• [Task to carry out] Collect each line containing "this".

• [The input]

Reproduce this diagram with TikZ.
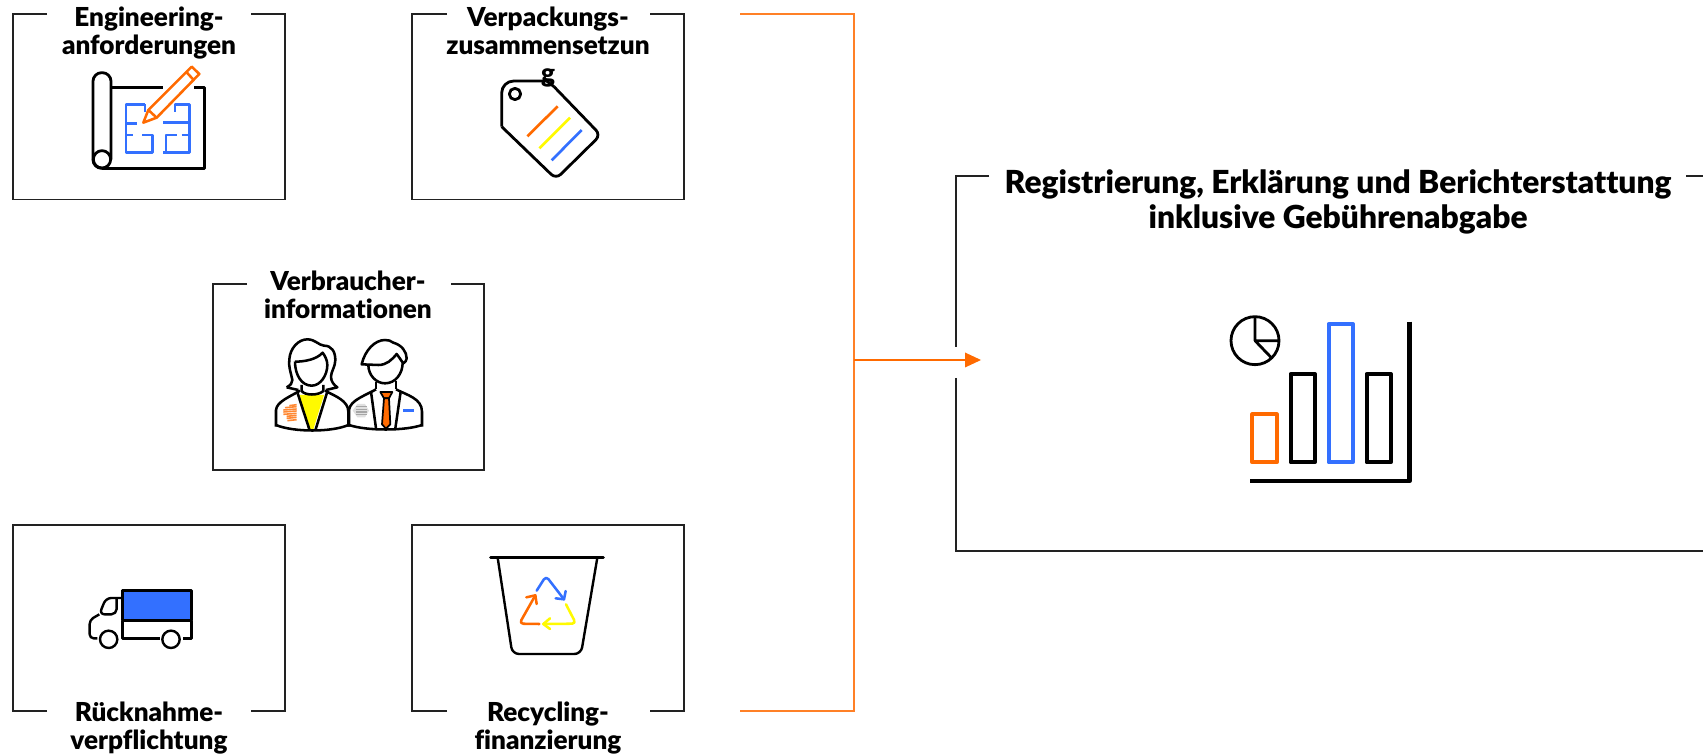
\documentclass[tikz,border=0pt]{standalone}
\usepackage{fontspec}
\setmainfont{Lato}
\newfontfamily\heavy[Ligatures=NoCommon]{Lato Black}
\definecolor{ora}{HTML}{FF6A00}
\definecolor{blu}{HTML}{3370FF}
\definecolor{yel}{HTML}{FFFA00}
\definecolor{edge}{HTML}{222222}
\tikzset{
  boxline/.style={draw=edge,line width=0.8pt},
  ttl/.style={font=\fontsize{19.6}{21}\selectfont\heavy,align=center,inner sep=0pt,text=black},
  bigttl/.style={font=\fontsize{23.8}{26.2}\selectfont\heavy,align=center,inner sep=0pt,text=black},
  zoomed/.style={x=0.25pt,y=-0.25pt,line join=round,line cap=butt},
  ik/.style={draw=black,line width=2.1pt},
  ikthin/.style={draw=black,line width=1.8pt},
  bracket/.style={draw=ora!85!white,line width=0.8pt},
  flow/.style={draw=ora,line width=1.9pt}
}
\begin{document}
\begin{tikzpicture}[x=0.75pt,y=-0.75pt]
\useasboundingbox (0,0) rectangle (1703,755);
\clip (0,0) rectangle (1703,755);
% boxes
\draw[boxline] (47,14) -- (13,14) -- (13,199.5) -- (285,199.5) -- (285,14) -- (251,14);
\draw[boxline] (447,14) -- (412,14) -- (412,199.5) -- (684,199.5) -- (684,14) -- (650,14);
\draw[boxline] (247,284) -- (213,284) -- (213,470) -- (484,470) -- (484,284) -- (451,284);
\draw[boxline] (47,711) -- (13,711) -- (13,525) -- (285,525) -- (285,711) -- (251,711);
\draw[boxline] (447,711) -- (412,711) -- (412,525) -- (684,525) -- (684,711) -- (650,711);
\draw[boxline] (989,176) -- (956,176) -- (956,347);
\draw[boxline] (956,378) -- (956,551) -- (1703,551);
\draw[boxline] (1686,176) -- (1703,176);
% connector
\coordinate (bt) at (740,14);
\coordinate (bb) at (740,711);
\coordinate (jt) at (854,14);
\coordinate (jb) at (854,711);
\coordinate (jm) at (854,360);
\coordinate (tip) at (981,360);
\draw[bracket] (bt) -- (jt) -- (jb) -- (bb);
\draw[flow] (jm) -- (965,360);
\fill[ora] (tip) -- (965,352.5) -- (965,367.5) -- cycle;
% icon 1
\begin{scope}[shift={(0,0)},zoomed]
\draw[ik,blu,line width=1.8pt]
 (435,313) -- (378,313) -- (378,458) -- (458,458) -- (458,405) -- (425,405)
 (378,370) -- (412,370) (378,405) -- (400,405) (435,313) -- (435,335)
 (525,335) -- (525,313) -- (568,313) -- (568,458) -- (488,458)
 (498,458) -- (498,405) -- (530,405) (545,405) -- (568,405) (490,368) -- (568,368);
\draw[ik] (333,263) -- (490,263) (582,263) -- (614,263) -- (614,505) -- (306,505);
\draw[ik,rounded corners=6.5pt] (306,505) -- (279,505) -- (279,218) -- (333,218) -- (333,478);
\draw[ik] (306,478) circle [radius=26];
\draw[draw=ora,line width=1.9pt,fill=white,line join=round] (430,368) -- (445,330) -- (575,200) -- (598,222) -- (470,353) -- cycle;
\draw[draw=ora,line width=1.9pt] (445,330) -- (470,353) (560,217) -- (581,240);
\end{scope}
% icon 2
\begin{scope}[shift={(400,0)},zoomed]
\draw[ik,rounded corners=9pt] (305,380) -- (305,243) -- (440,243);
\draw[ik] (440,243) -- (462,260);
\draw[ik,rounded corners=5pt] (462,260) -- (602,405) -- (468,537) -- (305,380);
\draw[ik] (345,282) circle [radius=17];
\draw[draw=ora,line width=2pt] (382,409) -- (473,319);
\draw[draw=yel,line width=2pt] (418,445) -- (510,353);
\draw[draw=blu,line width=2pt] (455,481) -- (545,390);
\end{scope}
% icon 3
\begin{scope}[shift={(250,330)},zoomed]
\fill[yel] (148,195) -- (222,195) -- (190,298) -- (175,298) -- cycle;
\foreach \yy/\xa in {227/118,233/105,240/100,246/100,253/100,259/110,265/110,272/112}
  \draw[draw=ora!80!white,line width=1.2pt] (\xa,\yy) -- (140,\yy-3);
\fill[black!12] (308,242) -- (322,222) -- (345,222) -- (357,242) -- (345,262) -- (322,262) -- cycle;
\foreach \yy in {230,238,246,254}
  \draw[draw=black!35,line width=0.8pt] (318,\yy) -- (350,\yy);
\begin{scope}[draw=black,line width=1.9pt]
\draw (110,172) .. controls (122,165) and (127,160) .. (127,150) .. controls (122,125) and (115,110) .. (118,88)
  .. controls (120,55) and (145,28) .. (172,28) .. controls (195,28) and (205,45) .. (222,47)
  .. controls (245,47) and (256,65) .. (256,90) .. controls (256,110) and (243,125) .. (243,140)
  .. controls (243,155) and (252,165) .. (262,172) -- (228,180);
\draw (110,172) -- (145,180);
\draw (135,95) .. controls (135,135) and (155,167) .. (185,167) .. controls (212,167) and (232,135) .. (232,105)
  .. controls (232,90) and (225,78) .. (218,68) .. controls (200,88) and (165,95) .. (135,95);
\draw (155,165) -- (155,183) .. controls (165,197) and (205,197) .. (220,183) -- (220,165);
\draw (78,290) -- (78,240) .. controls (80,215) and (120,200) .. (150,182);
\draw (225,182) .. controls (255,198) and (295,212) .. (295,245) -- (295,290);
\draw (78,285) .. controls (130,307) and (245,307) .. (295,285);
\draw (143,190) -- (178,298) (231,188) -- (197,298);
\draw (335,103) .. controls (345,60) and (375,30) .. (405,30) .. controls (415,30) and (422,32) .. (430,38)
  .. controls (455,45) and (470,65) .. (470,85) .. controls (470,92) and (465,97) .. (460,100)
  .. controls (452,90) and (447,80) .. (440,72) .. controls (425,90) and (410,105) .. (385,105) -- cycle;
\draw (355,105) .. controls (355,135) and (378,160) .. (405,160) .. controls (437,160) and (458,130) .. (458,98);
\draw (378,155) -- (378,178) (438,152) -- (438,178);
\draw (297,290) -- (297,240) .. controls (300,210) and (350,195) .. (378,178);
\draw (438,178) .. controls (470,195) and (516,205) .. (516,245) -- (516,290);
\draw (297,285) .. controls (350,303) and (465,303) .. (516,285);
\draw (363,185) -- (378,295) (452,185) -- (436,295);
\draw[fill=ora,line width=1.3pt] (391,186) -- (427,186) -- (417,205) -- (402,205) -- cycle;
\draw[fill=ora,line width=1.3pt] (402,205) -- (417,205) -- (421,283) -- (408,296) -- (396,283) -- cycle;
\end{scope}
\fill[blu] (460,237) rectangle (492,245);
\end{scope}
% truck
\begin{scope}[shift={(0,520)},zoomed]
\draw[ikthin,fill=blu] (368,212) rectangle (575,302);
\draw[ikthin] (368,302) -- (368,355) -- (480,355) (575,302) -- (575,355) -- (548,355);
\draw[ikthin] (326,358) circle [radius=26] (513,358) circle [radius=26];
\draw[ikthin,rounded corners=4pt] (368,234) -- (318,234) -- (298,283) -- (350,283) -- (350,234);
\draw[ikthin,rounded corners=3pt] (298,283) -- (269,300) -- (269,355) -- (292,355);
\end{scope}
% bin
\begin{scope}[shift={(400,520)},zoomed]
\draw[draw=black,line width=2.2pt,line cap=round] (272,113) -- (610,113);
\draw[ikthin,rounded corners=5pt] (293,113) -- (337,402) -- (543,402) -- (592,113);
\begin{scope}[line width=1.9pt,line cap=round,line join=round]
\draw[blu,rounded corners=3pt] (410,212) -- (438,168) -- (492,238);
\draw[blu] (467,235) -- (492,238) -- (497,213);
\draw[yel,rounded corners=3pt] (498,253) -- (528,311) -- (430,312);
\draw[yel] (450,295) -- (430,312) -- (450,327);
\draw[ora,rounded corners=3pt] (418,312) -- (358,311) -- (406,226);
\draw[ora] (379,232) -- (406,226) -- (410,252);
\end{scope}
\end{scope}
% chart
\begin{scope}[shift={(1200,300)},zoomed]
\draw[draw=ora,line width=3.2pt] (157,343) rectangle (230,487);
\draw[draw=black,line width=3.2pt] (272,222) rectangle (344,487);
\draw[draw=blu,line width=3.2pt] (386,72) rectangle (458,487);
\draw[draw=black,line width=3.2pt] (500,222) rectangle (572,487);
\draw[draw=black,line width=3.4pt] (628,65) -- (628,543) -- (150,543);
\draw[draw=black,line width=2.1pt] (165,122) circle [radius=72];
\draw[draw=black,line width=2.1pt] (165,50) -- (165,122) -- (235,122) (165,122) -- (213,172);
\end{scope}
% titles
\node[ttl] (t1) at (149,33) {Engineering-\\anforderungen};
\node[ttl] (t2) at (548,47.5) {Verpackungs-\\zusammensetzun\\g};
\node[ttl] (t3) at (348,295) {Verbraucher-\\informationen};
\node[ttl] (t4) at (149,728) {Rücknahme-\\verpflichtung};
\node[ttl] (t5) at (548,728) {Recycling-\\finanzierung};
\node[bigttl] (t6) at (1338,202) {Registrierung, Erklärung und Berichterstattung\\inklusive Gebührenabgabe};
\end{tikzpicture}
\end{document}
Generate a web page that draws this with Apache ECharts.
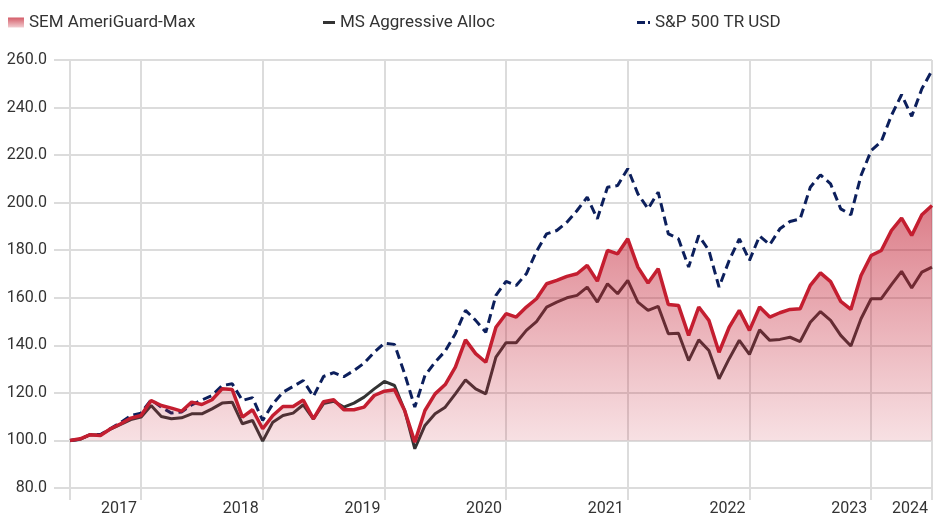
<!DOCTYPE html>
<html>
<head>
<meta charset="utf-8">
<script src="https://cdn.jsdelivr.net/npm/echarts@6/dist/echarts.min.js"></script>
<style>
  html, body { margin: 0; padding: 0; background: #fff; }
  #chart { width: 939px; height: 518px; }
</style>
</head>
<body>
<div id="chart"></div>
<script>
// monthly points, May 2017 .. Jun 2024 (growth of 100)
const startYear = 2017
const startMonth = 5
const semValues = [
  100, 100.7, 102.4, 102.1, 104.9, 107, 109.4, 110.5, 116.8, 114.7,
  113.6, 112.3, 116.1, 115.1, 117.1, 121.7, 121.4, 109.8, 112.9, 104.9,
  110.5, 114.3, 114.3, 117, 109.1, 116.3, 117.1, 112.9, 112.9, 114,
  118.9, 120.7, 121.3, 112.6, 99.3, 112.6, 119.6, 123.5, 130.8, 142.3,
  136.5, 132.9, 147.6, 153.3, 151.9, 156.1, 159.6, 165.9, 167.3, 169,
  170.1, 173.6, 167, 179.9, 178.5, 184.8, 172.9, 166.2, 172.2, 157.2,
  156.8, 144.2, 156.1, 150.5, 137.1, 147.6, 154.7, 146.3, 156.1, 151.9,
  153.7, 155.1, 155.4, 165.2, 170.5, 166.8, 158.5, 155.1, 169.4, 177.8,
  179.9, 188.3, 193.5, 186.2, 194.9, 198.8
]
const msValues = [
  100, 100.5, 102.4, 102.3, 104.8, 106.8, 108.8, 109.8, 114.7, 110.1,
  109.1, 109.5, 111.2, 111.2, 113.3, 115.7, 116.1, 107, 108.4, 99.7,
  107.7, 110.5, 111.5, 115, 109, 115.5, 116.5, 114, 115.7, 118.2,
  121.7, 124.8, 123.1, 112.6, 96.5, 106.3, 111.2, 114, 119.6, 125.5,
  121.7, 119.6, 135, 141.1, 141.1, 146.3, 150, 156.1, 158.2, 160,
  161, 164.5, 158.2, 165.9, 161.7, 167.3, 158.2, 154.7, 156.4, 144.9,
  145.1, 133.6, 142.3, 137.8, 125.9, 134.4, 142.1, 136.2, 146.5, 142.1,
  142.5, 143.4, 141.6, 149.7, 154.2, 150.5, 144.2, 139.7, 151.2, 159.6,
  159.6, 165.5, 171.1, 164.1, 170.8, 172.9
]
const spValues = [
  100, 100.5, 102.5, 102.5, 105, 107.5, 110.5, 111.5, 117.1, 114,
  111.5, 112, 115, 117, 118.9, 123.1, 123.8, 116.8, 118, 108.4,
  115.4, 120.3, 122.7, 125.2, 118.5, 126.9, 128.5, 126.8, 129.4, 132.5,
  137.1, 140.9, 140.4, 128, 114, 127.3, 132.9, 137.6, 144.9, 154.7,
  150.5, 145.5, 161, 166.9, 165.2, 170.1, 179.5, 186.9, 188.3, 191.8,
  196.7, 202.3, 193.2, 206.5, 207.2, 214.3, 203.7, 197.4, 204.4, 186.9,
  184.8, 172.9, 186.2, 179.9, 164.5, 175.7, 184.8, 175.7, 186, 182.3,
  189, 192.1, 193.2, 206.5, 211.7, 207.9, 197.4, 194.9, 211.4, 221.9,
  225.7, 236.7, 245.4, 236.3, 247.9, 255.6
]
const seriesNames = ['SEM AmeriGuard-Max', 'MS Aggressive Alloc', 'S&P 500 TR USD']
const yTicks = { min: 80, max: 260, step: 20 }

const months = semValues.map((v, i) => {
  const m = startMonth - 1 + i
  return (startYear + Math.floor(m / 12)) + '-' + String(m % 12 + 1).padStart(2, '0')
})
const lastIdx = months.length - 1
// year boundaries (December), plus first and last point
const isYearMark = (i) => i === 0 || i === lastIdx || months[i].slice(5) === '12'

const font = 'Roboto, "Liberation Sans", sans-serif'
const gridGray = '#dcdcdc'

const chart = echarts.init(document.getElementById('chart'))
chart.setOption({
  animation: false,
  backgroundColor: '#fff',
  textStyle: { fontFamily: font },
  legend: [
    {
      left: 8, top: 14, padding: 0, itemWidth: 16, itemHeight: 10,
      textStyle: { fontSize: 17, color: '#333', fontFamily: font },
      data: [{
        name: seriesNames[0], icon: 'rect',
        itemStyle: { color: new echarts.graphic.LinearGradient(0, 0, 0, 1, [
          { offset: 0, color: '#d45c68' }, { offset: 1, color: '#f2cdd1' }]) }
      }]
    },
    {
      left: 323, top: 14, padding: 0, itemWidth: 12, itemHeight: 3,
      textStyle: { fontSize: 17, color: '#333', fontFamily: font },
      data: [{ name: seriesNames[1], icon: 'rect', itemStyle: { color: '#333' } }]
    },
    {
      left: 637, top: 14, padding: 0, itemWidth: 13, itemHeight: 3,
      textStyle: { fontSize: 17, color: '#333', fontFamily: font },
      data: [{ name: seriesNames[2], icon: 'path://M0,0H8V3H0ZM11,0H13V3H11Z', itemStyle: { color: '#0c1f5c' } }]
    }
  ],
  grid: [
    { left: 54, right: 7, top: 60, bottom: 30 },
    { left: 70, right: 7, top: 60, bottom: 30 }
  ],
  xAxis: [
    { gridIndex: 0, type: 'value', show: false, min: 0, max: 1 },
    {
      gridIndex: 1, type: 'category', data: months, boundaryGap: false,
      axisLine: { show: false },
      axisTick: { show: true, length: 12, interval: isYearMark, lineStyle: { color: gridGray, width: 2 } },
      splitLine: { show: true, interval: isYearMark, lineStyle: { color: gridGray, width: 2 } },
      axisLabel: {
        interval: (i) => i === lastIdx || months[i].slice(5) === '12',
        formatter: (v) => v.slice(0, 4),
        align: 'right', padding: [0, 4, 0, 0], margin: 13,
        fontSize: 16, color: '#333', fontFamily: font
      }
    }
  ],
  yAxis: [
    {
      gridIndex: 0, type: 'value', min: yTicks.min, max: yTicks.max, interval: yTicks.step,
      axisLine: { show: false }, axisTick: { show: false },
      splitLine: { lineStyle: { color: gridGray, width: 2 } },
      axisLabel: { formatter: (v) => v.toFixed(1), fontSize: 16, color: '#333', margin: 7, fontFamily: font }
    },
    { gridIndex: 1, type: 'value', min: yTicks.min, max: yTicks.max, interval: yTicks.step, show: false, splitLine: { show: false } }
  ],
  series: [
    {
      name: seriesNames[1], type: 'line', xAxisIndex: 1, yAxisIndex: 1,
      data: msValues, symbol: 'none', z: 2,
      itemStyle: { color: '#333' },
      lineStyle: { color: '#333', width: 3 }
    },
    {
      name: seriesNames[2], type: 'line', xAxisIndex: 1, yAxisIndex: 1,
      data: spValues, symbol: 'none', z: 3,
      itemStyle: { color: '#0c1f5c' },
      lineStyle: { color: '#0c1f5c', width: 3, type: [9, 5] }
    },
    {
      name: seriesNames[0], type: 'line', xAxisIndex: 1, yAxisIndex: 1,
      data: semValues, symbol: 'none', z: 4,
      itemStyle: { color: '#c41e30' },
      lineStyle: { color: '#c41e30', width: 3.5 },
      areaStyle: {
        origin: 100,
        color: new echarts.graphic.LinearGradient(0, 0, 0, 1, [
          { offset: 0, color: 'rgba(192,24,44,0.8)' },
          { offset: 1, color: 'rgba(200,40,60,0.2)' }
        ])
      }
    }
  ]
})
</script>
</body>
</html>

• [Task output]
Reproduce this diagram with TikZ.
Generate a web page that draws this with Apache ECharts.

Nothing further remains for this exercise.